§ What the exercise asks: Reproduce every line of the material below, but drop the pictures.

§ Given material:

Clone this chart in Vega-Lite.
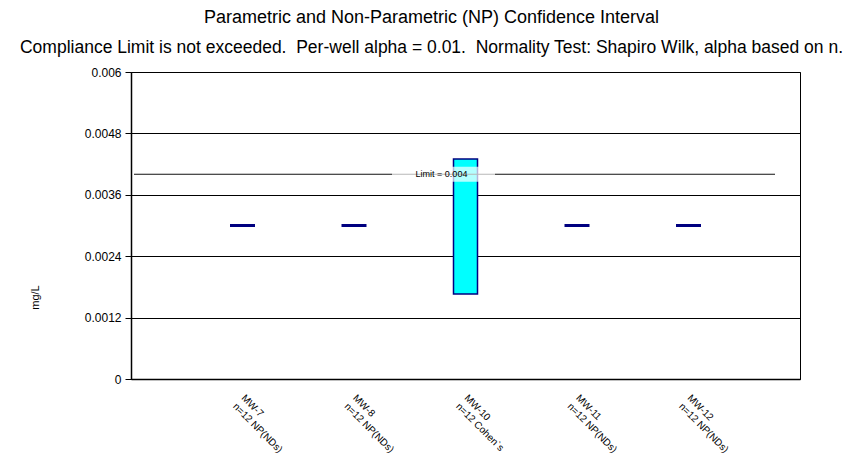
{
  "$schema": "https://vega.github.io/schema/vega-lite/v6.json",
  "autosize": {"type": "none"},
  "padding": {"left": 131, "top": 72, "right": 60, "bottom": 90},
  "width": 669,
  "height": 307,
  "background": "white",
  "config": {
    "font": "Liberation Sans",
    "view": {"stroke": "#000", "strokeWidth": 1}
  },
  "title": {
    "text": "Parametric and Non-Parametric (NP) Confidence Interval",
    "subtitle": "Compliance Limit is not exceeded. \u00a0Per-well alpha = 0.01. \u00a0Normality Test: Shapiro Wilk, alpha based on n.",
    "anchor": "middle",
    "dx": -34,
    "fontSize": 18,
    "fontWeight": "normal",
    "color": "#000",
    "subtitleFontSize": 17.5,
    "subtitleColor": "#000",
    "subtitlePadding": 12,
    "offset": 10,
    "font": "Liberation Sans",
    "subtitleFont": "Liberation Sans"
  },
  "datasets": {
    "wells": [
      {"well": "MW-7|n=12 NP(NDs)", "lower": 0.003, "upper": 0.003},
      {"well": "MW-8|n=12 NP(NDs)", "lower": 0.003, "upper": 0.003},
      {"well": "MW-10|n=12 Cohen`s", "lower": 0.00166, "upper": 0.0043},
      {"well": "MW-11|n=12 NP(NDs)", "lower": 0.003, "upper": 0.003},
      {"well": "MW-12|n=12 NP(NDs)", "lower": 0.003, "upper": 0.003}
    ],
    "limit": [
      {"limit": 0.004, "label": "Limit = 0.004"}
    ]
  },
  "layer": [
    {
      "data": {"name": "wells"},
      "transform": [{"filter": "datum.lower < datum.upper"}],
      "mark": {"type": "bar", "size": 24, "fill": "#00FFFF", "stroke": "#000080", "strokeWidth": 1.5},
      "encoding": {
        "x": {
          "field": "well", "type": "ordinal", "sort": null,
          "scale": {"type": "point", "padding": 1,
            "domain": ["MW-7|n=12 NP(NDs)", "MW-8|n=12 NP(NDs)", "MW-10|n=12 Cohen`s", "MW-11|n=12 NP(NDs)", "MW-12|n=12 NP(NDs)"]},
          "axis": {
            "title": null,
            "labelExpr": "split(datum.label, '|')",
            "labelAngle": 45,
            "labelAlign": "left",
            "labelBaseline": "middle",
            "labelFontSize": 10,
            "labelLineHeight": 12,
            "labelPadding": 17,
            "labelColor": "#000",
            "labelFont": "Liberation Sans",
            "ticks": false,
            "grid": false,
            "domainColor": "#000",
            "domainWidth": 1.5,
            "labelOverlap": false
          }
        },
        "y": {
          "field": "lower", "type": "quantitative",
          "scale": {"domain": [0, 0.006], "nice": false},
          "axis": {
            "title": "mg/L",
            "values": [0, 0.0012, 0.0024, 0.0036, 0.0048, 0.006],
            "labelExpr": "format(datum.value, '~g')",
            "grid": true,
            "gridColor": "#000",
            "gridWidth": 1,
            "gridOpacity": 1,
            "domainColor": "#000",
            "domainWidth": 1.5,
            "tickColor": "#000",
            "tickSize": 6,
            "labelFontSize": 12,
            "labelColor": "#000",
            "labelFont": "Liberation Sans",
            "labelPadding": 4,
            "titleFont": "Liberation Sans",
            "titleFontSize": 11,
            "titleFontWeight": "normal",
            "titleColor": "#000",
            "titleAngle": 270,
            "titleAlign": "center",
            "titleBaseline": "middle",
            "titleX": -96,
            "titleY": 225
          }
        },
        "y2": {"field": "upper"}
      }
    },
    {
      "data": {"name": "wells"},
      "transform": [{"filter": "datum.lower == datum.upper"}],
      "mark": {"type": "tick", "orient": "horizontal", "size": 25, "thickness": 3, "color": "#000080", "opacity": 1},
      "encoding": {
        "x": {"field": "well", "type": "ordinal", "sort": null},
        "y": {"field": "lower", "type": "quantitative"}
      }
    },
    {
      "data": {"name": "limit"},
      "mark": {"type": "tick", "orient": "horizontal", "size": 641, "thickness": 1, "color": "#111", "opacity": 1, "xOffset": -11},
      "encoding": {
        "y": {"field": "limit", "type": "quantitative"}
      }
    },
    {
      "data": {"name": "limit"},
      "mark": {"type": "tick", "orient": "horizontal", "size": 103, "thickness": 15, "color": "#fff", "opacity": 0.7, "xOffset": -22},
      "encoding": {
        "y": {"field": "limit", "type": "quantitative"}
      }
    },
    {
      "data": {"name": "limit"},
      "mark": {"type": "text", "fontSize": 9, "color": "#000", "dx": -24, "align": "center", "baseline": "middle", "font": "Liberation Sans"},
      "encoding": {
        "y": {"field": "limit", "type": "quantitative"},
        "text": {"field": "label"}
      }
    }
  ]
}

§ Worked solution:
Clone this chart in Vega-Lite.
{
  "$schema": "https://vega.github.io/schema/vega-lite/v6.json",
  "autosize": {"type": "none"},
  "padding": {"left": 131, "top": 72, "right": 60, "bottom": 90},
  "width": 669,
  "height": 307,
  "background": "white",
  "config": {
    "font": "Liberation Sans",
    "view": {"stroke": "#000", "strokeWidth": 1}
  },
  "title": {
    "text": "Parametric and Non-Parametric (NP) Confidence Interval",
    "subtitle": "Compliance Limit is not exceeded. \u00a0Per-well alpha = 0.01. \u00a0Normality Test: Shapiro Wilk, alpha based on n.",
    "anchor": "middle",
    "dx": -34,
    "fontSize": 18,
    "fontWeight": "normal",
    "color": "#000",
    "subtitleFontSize": 17.5,
    "subtitleColor": "#000",
    "subtitlePadding": 12,
    "offset": 10,
    "font": "Liberation Sans",
    "subtitleFont": "Liberation Sans"
  },
  "datasets": {
    "wells": [
      {"well": "MW-7|n=12 NP(NDs)", "lower": 0.003, "upper": 0.003},
      {"well": "MW-8|n=12 NP(NDs)", "lower": 0.003, "upper": 0.003},
      {"well": "MW-10|n=12 Cohen`s", "lower": 0.00166, "upper": 0.0043},
      {"well": "MW-11|n=12 NP(NDs)", "lower": 0.003, "upper": 0.003},
      {"well": "MW-12|n=12 NP(NDs)", "lower": 0.003, "upper": 0.003}
    ],
    "limit": [
      {"limit": 0.004, "label": "Limit = 0.004"}
    ]
  },
  "layer": [
    {
      "data": {"name": "wells"},
      "transform": [{"filter": "datum.lower < datum.upper"}],
      "mark": {"type": "bar", "size": 24, "fill": "#00FFFF", "stroke": "#000080", "strokeWidth": 1.5},
      "encoding": {
        "x": {
          "field": "well", "type": "ordinal", "sort": null,
          "scale": {"type": "point", "padding": 1,
            "domain": ["MW-7|n=12 NP(NDs)", "MW-8|n=12 NP(NDs)", "MW-10|n=12 Cohen`s", "MW-11|n=12 NP(NDs)", "MW-12|n=12 NP(NDs)"]},
          "axis": {
            "title": null,
            "labelExpr": "split(datum.label, '|')",
            "labelAngle": 45,
            "labelAlign": "left",
            "labelBaseline": "middle",
            "labelFontSize": 10,
            "labelLineHeight": 12,
            "labelPadding": 17,
            "labelColor": "#000",
            "labelFont": "Liberation Sans",
            "ticks": false,
            "grid": false,
            "domainColor": "#000",
            "domainWidth": 1.5,
            "labelOverlap": false
          }
        },
        "y": {
          "field": "lower", "type": "quantitative",
          "scale": {"domain": [0, 0.006], "nice": false},
          "axis": {
            "title": "mg/L",
            "values": [0, 0.0012, 0.0024, 0.0036, 0.0048, 0.006],
            "labelExpr": "format(datum.value, '~g')",
            "grid": true,
            "gridColor": "#000",
            "gridWidth": 1,
            "gridOpacity": 1,
            "domainColor": "#000",
            "domainWidth": 1.5,
            "tickColor": "#000",
            "tickSize": 6,
            "labelFontSize": 12,
            "labelColor": "#000",
            "labelFont": "Liberation Sans",
            "labelPadding": 4,
            "titleFont": "Liberation Sans",
            "titleFontSize": 11,
            "titleFontWeight": "normal",
            "titleColor": "#000",
            "titleAngle": 270,
            "titleAlign": "center",
            "titleBaseline": "middle",
            "titleX": -96,
            "titleY": 225
          }
        },
        "y2": {"field": "upper"}
      }
    },
    {
      "data": {"name": "wells"},
      "transform": [{"filter": "datum.lower == datum.upper"}],
      "mark": {"type": "tick", "orient": "horizontal", "size": 25, "thickness": 3, "color": "#000080", "opacity": 1},
      "encoding": {
        "x": {"field": "well", "type": "ordinal", "sort": null},
        "y": {"field": "lower", "type": "quantitative"}
      }
    },
    {
      "data": {"name": "limit"},
      "mark": {"type": "tick", "orient": "horizontal", "size": 641, "thickness": 1, "color": "#111", "opacity": 1, "xOffset": -11},
      "encoding": {
        "y": {"field": "limit", "type": "quantitative"}
      }
    },
    {
      "data": {"name": "limit"},
      "mark": {"type": "tick", "orient": "horizontal", "size": 103, "thickness": 15, "color": "#fff", "opacity": 0.7, "xOffset": -22},
      "encoding": {
        "y": {"field": "limit", "type": "quantitative"}
      }
    },
    {
      "data": {"name": "limit"},
      "mark": {"type": "text", "fontSize": 9, "color": "#000", "dx": -24, "align": "center", "baseline": "middle", "font": "Liberation Sans"},
      "encoding": {
        "y": {"field": "limit", "type": "quantitative"},
        "text": {"field": "label"}
      }
    }
  ]
}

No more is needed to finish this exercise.